_EXERCISE TASK:_
Restate all the material verbatim, except for the pictures.

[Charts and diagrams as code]
-.-.-
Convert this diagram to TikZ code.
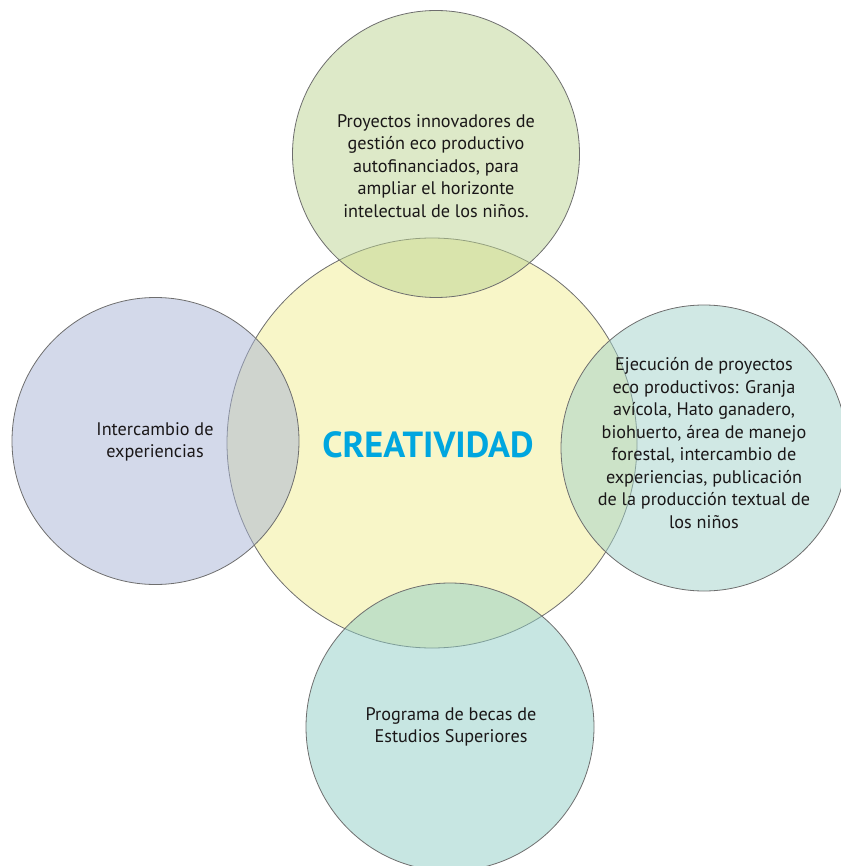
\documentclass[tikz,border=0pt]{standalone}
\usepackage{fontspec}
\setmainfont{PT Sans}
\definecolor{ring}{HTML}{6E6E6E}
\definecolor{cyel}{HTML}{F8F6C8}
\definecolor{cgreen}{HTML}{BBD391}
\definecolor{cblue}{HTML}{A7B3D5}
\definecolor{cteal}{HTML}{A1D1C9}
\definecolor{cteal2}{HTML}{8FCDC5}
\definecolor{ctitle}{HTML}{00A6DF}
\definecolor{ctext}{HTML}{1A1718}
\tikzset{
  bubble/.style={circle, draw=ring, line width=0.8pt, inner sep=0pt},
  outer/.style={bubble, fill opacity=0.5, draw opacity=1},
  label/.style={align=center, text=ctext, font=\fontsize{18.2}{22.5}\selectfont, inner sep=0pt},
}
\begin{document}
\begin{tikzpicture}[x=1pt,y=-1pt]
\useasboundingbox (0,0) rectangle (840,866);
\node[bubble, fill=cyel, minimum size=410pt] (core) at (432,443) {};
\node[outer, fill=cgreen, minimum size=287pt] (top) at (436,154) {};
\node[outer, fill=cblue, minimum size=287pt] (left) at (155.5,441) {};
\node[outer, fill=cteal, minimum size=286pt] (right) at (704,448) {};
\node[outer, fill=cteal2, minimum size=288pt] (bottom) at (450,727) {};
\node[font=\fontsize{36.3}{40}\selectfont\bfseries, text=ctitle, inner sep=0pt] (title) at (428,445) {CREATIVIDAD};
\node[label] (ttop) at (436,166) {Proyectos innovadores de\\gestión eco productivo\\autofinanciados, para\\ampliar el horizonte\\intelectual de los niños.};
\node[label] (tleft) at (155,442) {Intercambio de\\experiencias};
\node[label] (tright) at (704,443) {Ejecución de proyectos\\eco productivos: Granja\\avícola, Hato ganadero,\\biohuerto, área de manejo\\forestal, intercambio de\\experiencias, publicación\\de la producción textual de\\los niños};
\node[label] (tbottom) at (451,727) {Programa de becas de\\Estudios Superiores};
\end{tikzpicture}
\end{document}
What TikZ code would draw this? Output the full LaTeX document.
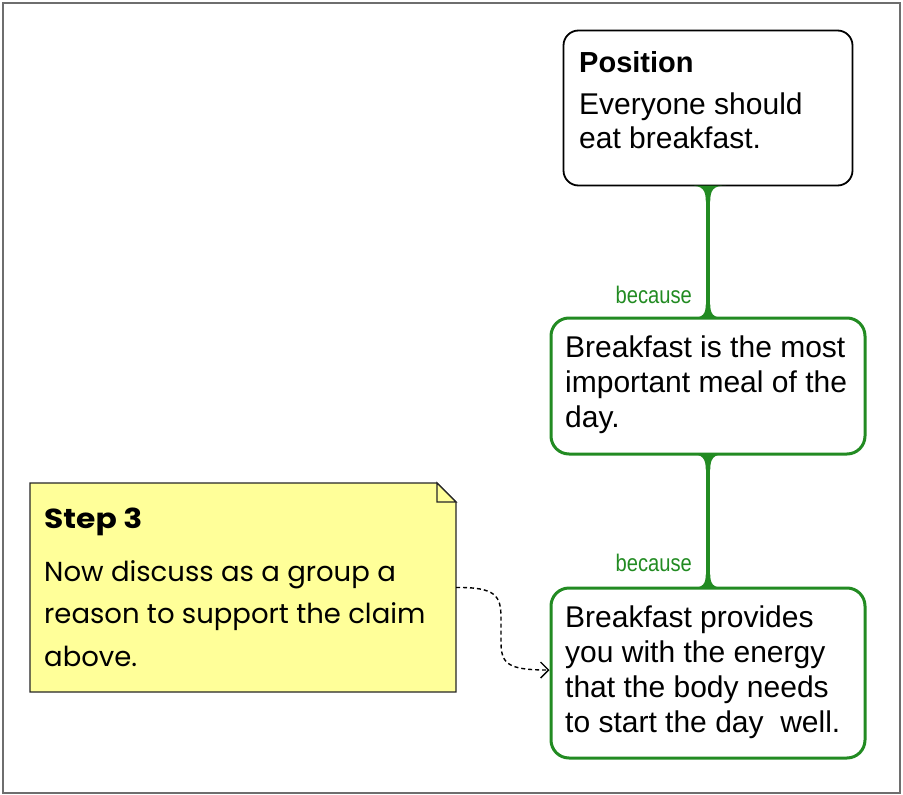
-.-.-
_RESULT FOR THIS EXERCISE:_
Convert this diagram to TikZ code.
\documentclass[tikz,border=0pt]{standalone}
\usepackage{fontspec}
\setmainfont{PT Sans}
\definecolor{ring}{HTML}{6E6E6E}
\definecolor{cyel}{HTML}{F8F6C8}
\definecolor{cgreen}{HTML}{BBD391}
\definecolor{cblue}{HTML}{A7B3D5}
\definecolor{cteal}{HTML}{A1D1C9}
\definecolor{cteal2}{HTML}{8FCDC5}
\definecolor{ctitle}{HTML}{00A6DF}
\definecolor{ctext}{HTML}{1A1718}
\tikzset{
  bubble/.style={circle, draw=ring, line width=0.8pt, inner sep=0pt},
  outer/.style={bubble, fill opacity=0.5, draw opacity=1},
  label/.style={align=center, text=ctext, font=\fontsize{18.2}{22.5}\selectfont, inner sep=0pt},
}
\begin{document}
\begin{tikzpicture}[x=1pt,y=-1pt]
\useasboundingbox (0,0) rectangle (840,866);
\node[bubble, fill=cyel, minimum size=410pt] (core) at (432,443) {};
\node[outer, fill=cgreen, minimum size=287pt] (top) at (436,154) {};
\node[outer, fill=cblue, minimum size=287pt] (left) at (155.5,441) {};
\node[outer, fill=cteal, minimum size=286pt] (right) at (704,448) {};
\node[outer, fill=cteal2, minimum size=288pt] (bottom) at (450,727) {};
\node[font=\fontsize{36.3}{40}\selectfont\bfseries, text=ctitle, inner sep=0pt] (title) at (428,445) {CREATIVIDAD};
\node[label] (ttop) at (436,166) {Proyectos innovadores de\\gestión eco productivo\\autofinanciados, para\\ampliar el horizonte\\intelectual de los niños.};
\node[label] (tleft) at (155,442) {Intercambio de\\experiencias};
\node[label] (tright) at (704,443) {Ejecución de proyectos\\eco productivos: Granja\\avícola, Hato ganadero,\\biohuerto, área de manejo\\forestal, intercambio de\\experiencias, publicación\\de la producción textual de\\los niños};
\node[label] (tbottom) at (451,727) {Programa de becas de\\Estudios Superiores};
\end{tikzpicture}
\end{document}
What TikZ code would draw this? Output the full LaTeX document.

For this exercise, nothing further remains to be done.